*To be done*. Extract word for word the lines of the listing from its start to the line holding "const spans = values.map(v", both ends kept; pictures are not part of the copy.

*Source material*.
# # # # #

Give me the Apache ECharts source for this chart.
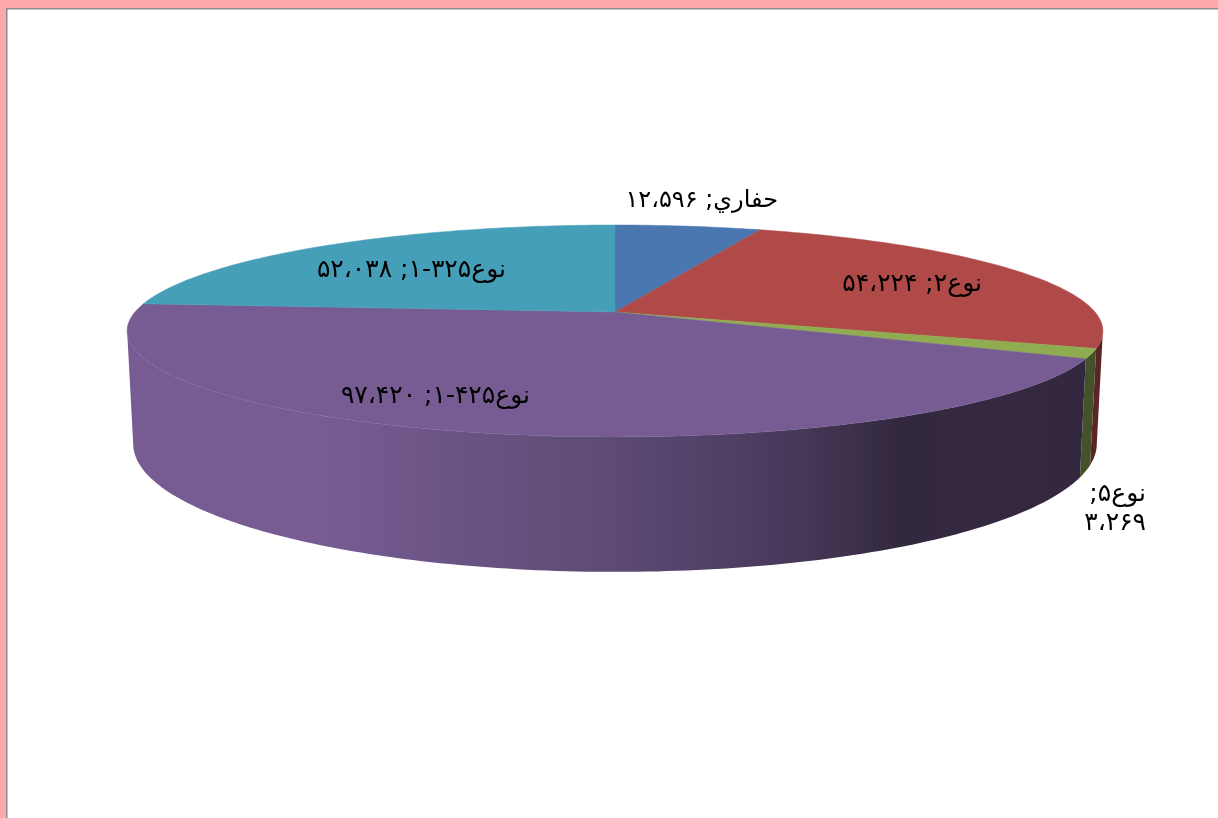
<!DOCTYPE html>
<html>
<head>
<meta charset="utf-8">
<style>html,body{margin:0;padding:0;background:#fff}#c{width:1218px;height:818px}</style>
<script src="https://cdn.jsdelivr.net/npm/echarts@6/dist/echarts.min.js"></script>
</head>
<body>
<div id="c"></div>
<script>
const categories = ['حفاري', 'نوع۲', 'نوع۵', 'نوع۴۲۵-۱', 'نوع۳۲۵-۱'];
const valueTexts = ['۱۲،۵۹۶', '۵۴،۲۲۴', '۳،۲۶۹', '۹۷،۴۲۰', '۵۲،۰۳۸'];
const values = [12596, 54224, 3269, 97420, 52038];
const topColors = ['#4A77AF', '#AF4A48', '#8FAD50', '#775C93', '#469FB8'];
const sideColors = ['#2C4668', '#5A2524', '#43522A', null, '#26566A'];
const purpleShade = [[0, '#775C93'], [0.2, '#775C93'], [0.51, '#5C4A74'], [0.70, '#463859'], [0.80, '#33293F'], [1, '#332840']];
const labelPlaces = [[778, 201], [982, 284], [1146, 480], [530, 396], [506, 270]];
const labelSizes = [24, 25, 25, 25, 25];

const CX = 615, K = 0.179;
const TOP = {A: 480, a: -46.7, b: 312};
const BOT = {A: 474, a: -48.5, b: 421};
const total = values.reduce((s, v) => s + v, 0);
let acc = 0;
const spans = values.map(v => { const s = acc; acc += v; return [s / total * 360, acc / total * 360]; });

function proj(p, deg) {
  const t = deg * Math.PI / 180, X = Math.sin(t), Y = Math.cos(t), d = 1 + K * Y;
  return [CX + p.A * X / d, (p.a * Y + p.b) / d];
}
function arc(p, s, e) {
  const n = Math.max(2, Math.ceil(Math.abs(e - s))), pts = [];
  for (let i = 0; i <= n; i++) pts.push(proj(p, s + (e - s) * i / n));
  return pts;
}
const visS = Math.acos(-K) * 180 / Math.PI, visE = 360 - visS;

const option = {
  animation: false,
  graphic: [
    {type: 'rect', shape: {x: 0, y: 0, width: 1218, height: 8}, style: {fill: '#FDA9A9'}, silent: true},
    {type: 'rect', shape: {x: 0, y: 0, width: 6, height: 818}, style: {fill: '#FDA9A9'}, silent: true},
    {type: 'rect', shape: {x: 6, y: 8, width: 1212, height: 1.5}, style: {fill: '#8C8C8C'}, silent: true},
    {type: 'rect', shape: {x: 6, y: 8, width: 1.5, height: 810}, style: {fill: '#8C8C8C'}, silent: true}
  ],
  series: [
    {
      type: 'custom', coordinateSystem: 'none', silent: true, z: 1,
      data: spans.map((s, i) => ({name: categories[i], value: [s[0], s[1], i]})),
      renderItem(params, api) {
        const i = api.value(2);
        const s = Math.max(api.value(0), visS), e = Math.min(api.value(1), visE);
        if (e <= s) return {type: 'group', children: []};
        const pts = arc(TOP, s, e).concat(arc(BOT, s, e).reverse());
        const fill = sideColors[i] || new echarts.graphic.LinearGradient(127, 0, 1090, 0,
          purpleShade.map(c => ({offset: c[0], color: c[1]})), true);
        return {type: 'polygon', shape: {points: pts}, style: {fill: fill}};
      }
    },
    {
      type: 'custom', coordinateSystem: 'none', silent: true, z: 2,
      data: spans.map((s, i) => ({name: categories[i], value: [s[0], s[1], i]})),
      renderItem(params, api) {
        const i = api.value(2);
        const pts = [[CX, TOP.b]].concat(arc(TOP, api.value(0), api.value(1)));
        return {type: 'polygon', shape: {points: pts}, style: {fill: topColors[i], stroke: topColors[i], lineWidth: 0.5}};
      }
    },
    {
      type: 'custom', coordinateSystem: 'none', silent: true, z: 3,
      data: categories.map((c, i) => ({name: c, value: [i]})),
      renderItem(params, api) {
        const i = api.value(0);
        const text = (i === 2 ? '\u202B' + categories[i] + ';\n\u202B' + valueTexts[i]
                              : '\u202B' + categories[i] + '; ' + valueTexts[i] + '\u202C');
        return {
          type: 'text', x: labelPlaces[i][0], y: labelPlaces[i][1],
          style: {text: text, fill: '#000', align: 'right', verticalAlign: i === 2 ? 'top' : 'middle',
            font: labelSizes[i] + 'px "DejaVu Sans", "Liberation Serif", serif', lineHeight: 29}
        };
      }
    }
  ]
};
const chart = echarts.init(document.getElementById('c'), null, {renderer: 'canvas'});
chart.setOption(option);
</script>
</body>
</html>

# # # # #

*Response*.
Give me the Apache ECharts source for this chart.
<!DOCTYPE html>
<html>
<head>
<meta charset="utf-8">
<style>html,body{margin:0;padding:0;background:#fff}#c{width:1218px;height:818px}</style>
<script src="https://cdn.jsdelivr.net/npm/echarts@6/dist/echarts.min.js"></script>
</head>
<body>
<div id="c"></div>
<script>
const categories = ['حفاري', 'نوع۲', 'نوع۵', 'نوع۴۲۵-۱', 'نوع۳۲۵-۱'];
const valueTexts = ['۱۲،۵۹۶', '۵۴،۲۲۴', '۳،۲۶۹', '۹۷،۴۲۰', '۵۲،۰۳۸'];
const values = [12596, 54224, 3269, 97420, 52038];
const topColors = ['#4A77AF', '#AF4A48', '#8FAD50', '#775C93', '#469FB8'];
const sideColors = ['#2C4668', '#5A2524', '#43522A', null, '#26566A'];
const purpleShade = [[0, '#775C93'], [0.2, '#775C93'], [0.51, '#5C4A74'], [0.70, '#463859'], [0.80, '#33293F'], [1, '#332840']];
const labelPlaces = [[778, 201], [982, 284], [1146, 480], [530, 396], [506, 270]];
const labelSizes = [24, 25, 25, 25, 25];

const CX = 615, K = 0.179;
const TOP = {A: 480, a: -46.7, b: 312};
const BOT = {A: 474, a: -48.5, b: 421};
const total = values.reduce((s, v) => s + v, 0);
let acc = 0;
const spans = values.map(v => { const s = acc; acc += v; return [s / total * 360, acc / total * 360]; });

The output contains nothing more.